What will venture capitalists look for in a company? They will want to see:
- A good idea for making money
- Founders who are willing to invest their own money in the venture
- A great business plan that reflects sound and realistic thinking,
- An established or promising product and market
- Some operating history that shows promise of success
Strong management is also important, although venture capitalists often expect to provide or bring in additional management expertise.
What will venture capitalists want in return for the big bucks and experience they provide?
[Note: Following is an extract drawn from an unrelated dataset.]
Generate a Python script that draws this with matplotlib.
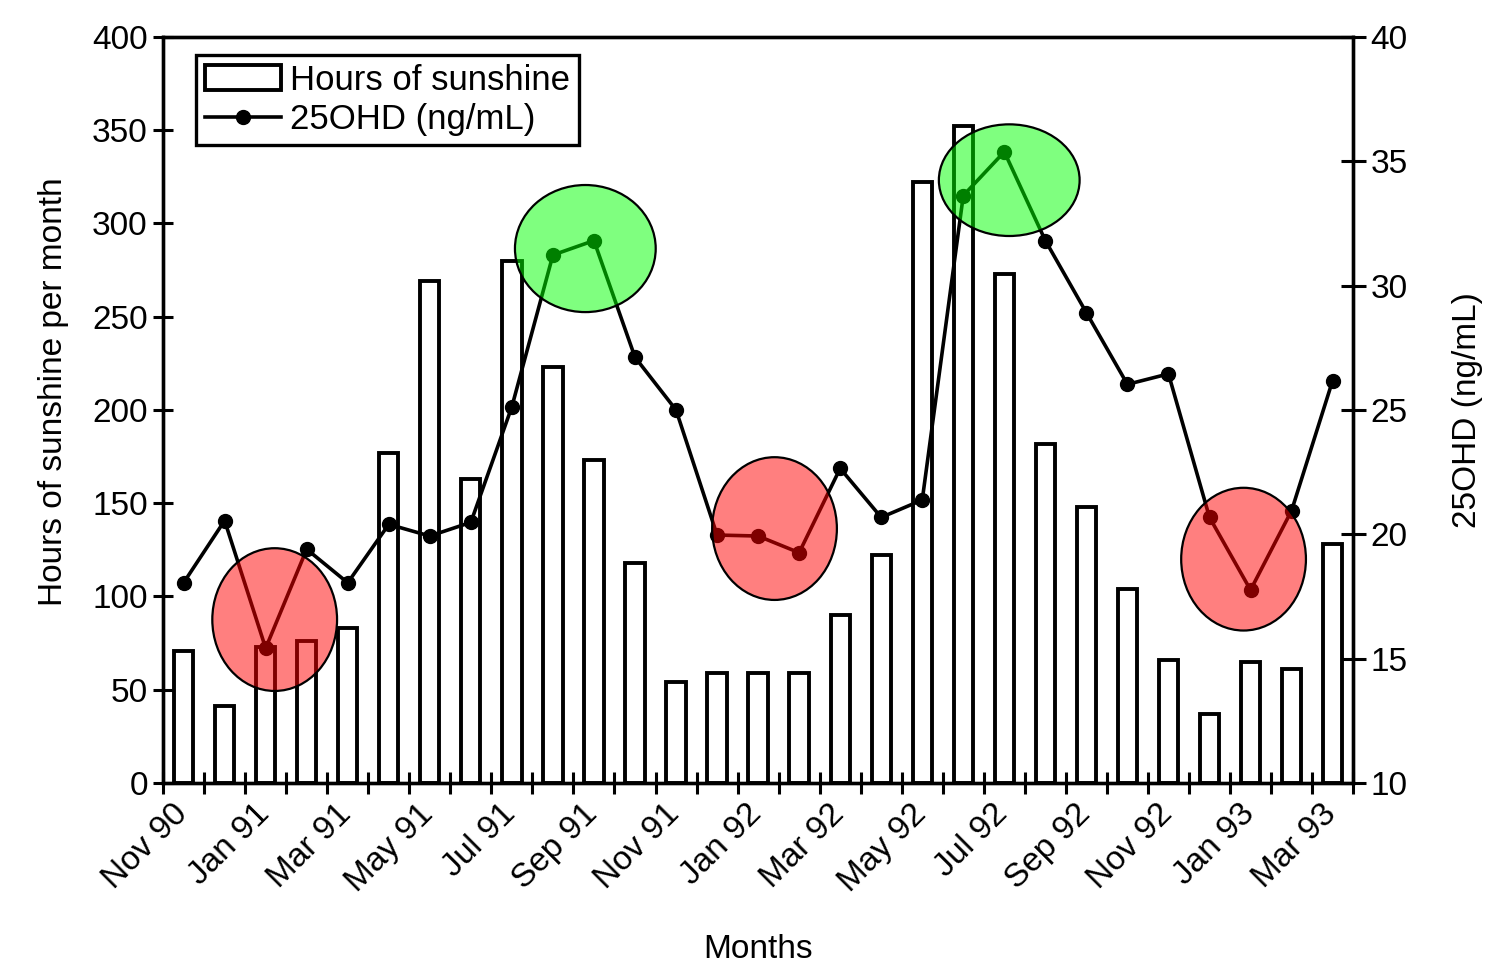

- A large position in your company, which will dilute the founders' ownership
- Liquidation preferences where they may get their money back at least several times over before sharing profits with other shareholders
- Seats on the board of directors and special rights that allow them to oversee management
- They'll also want an "exit strategy" that will allow them to cash out of the company within a relatively short period of time (typically two to five years)
Usually, venture capitalists insist on "registration rights" - the right to make the company register their stock for sale to the public at some point in the future. They also receive "preferred" stock, which is entitled to be paid before common stock if the company liquidates.
Preferred stock is oftentimes issued in series, with the first round typically being called "Series A Preferred Stock." The next round would be the "Series B" round, and so on, often going up to a "Series D" or "Series E" round before the company has a public offering or realizes some other exit strategy that allows the venture capitalists to get their money back.